Third, the judgment highlights the perils of estate-related property deals. Dealing with the "attorney" of foreign heirs is fraught with risk. The case serves as a cautionary tale for developers and investors who engage in "flipping" properties before title is secured. JAK’s failure to conduct sufficient due diligence on Abdurrachman’s authority led to a massive financial liability, including the loss of its own $1.4 million deposit paid to Abdurrachman and the obligation to pay interest and costs to the sub-purchasers.
Finally, the case touches on the role of the Public Trustee and the court's power to order a sale "free from all encumbrances." When the court exercises this power to resolve an impasse in an estate, it effectively overrides any private contracts made by purported heirs or their attorneys. This provides a clear end-point for frustrated contracts involving the subject property.
Practice Pointers
- Verify Authority: When dealing with an estate, practitioners must go beyond a Power of Attorney. Verify the list of beneficiaries with the Public Trustee or through a formal inheritance certificate (Sijil Waris) to ensure all necessary parties have consented to the sale.
- Escrow Deposits: In high-risk transactions where the vendor does not yet have legal title, purchasers should insist that deposits be held in escrow by a reputable law firm rather than paid directly to the vendor.
- Repudiation Caution: Before claiming a counterparty has repudiated a contract based on their "conduct," ensure that the conduct is truly inconsistent with the contract. As seen here, participating in litigation to resolve title issues is likely to be viewed as protective, not repudiatory.
- Drafting for Contingency: Vendors in sub-sale positions should include "subject to title" clauses that explicitly limit their liability to the return of the deposit (without interest or damages) if their own purchase fails through no fault of their own.
- Interest Claims: Always plead interest from the date of the writ. The 6% award in this case significantly increased the final payout, given the years of litigation involved.
- Due Diligence on Vendors: Purchasers should investigate the vendor's source of title. If the vendor is a "middleman" who has not yet completed their own purchase, the risk of failure is exponentially higher.
Subsequent Treatment
This case has been cited as a standard application of the principles of repudiation and the return of deposits where a vendor fails to provide title. It follows the established English authorities like Universal Cargo Carriers Corporation v Citati and Lovelock v Franklyn, reinforcing their place in Singapore's common law of contract. It is frequently referenced in property disputes where a "chain" of sales breaks down due to a failure at the top of the chain.
Legislation Referenced
- Rules of Court (Cap 322, R 5, 2004 Rev Ed): Order 28 Rule 10 (Applied regarding the conduct of proceedings and the court's power to make orders to ensure justice).

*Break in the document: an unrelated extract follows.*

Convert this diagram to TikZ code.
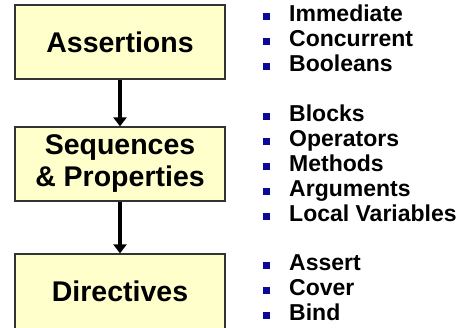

- Conveyancing and Law of Property Act (Cap 61): Though not the primary focus, the general principles of land transfer and title (s 29, s 61) undergird the court's analysis of the vendor's duty.
Cases Cited
- Considered: Universal Cargo Carriers Corporation v Citati [1957] 2 QB 401 (Regarding the test for repudiation by conduct).
- Referred to: Lovelock v Franklyn (1846) 8 QB 371; 115 ER 916 (Regarding a party disabling themselves from performing a contract).
- Related Proceedings: By Products Traders Pte Ltd and Another v JAK Alhadad & Co Pte Ltd [2004] SGHC 265 (The present judgment).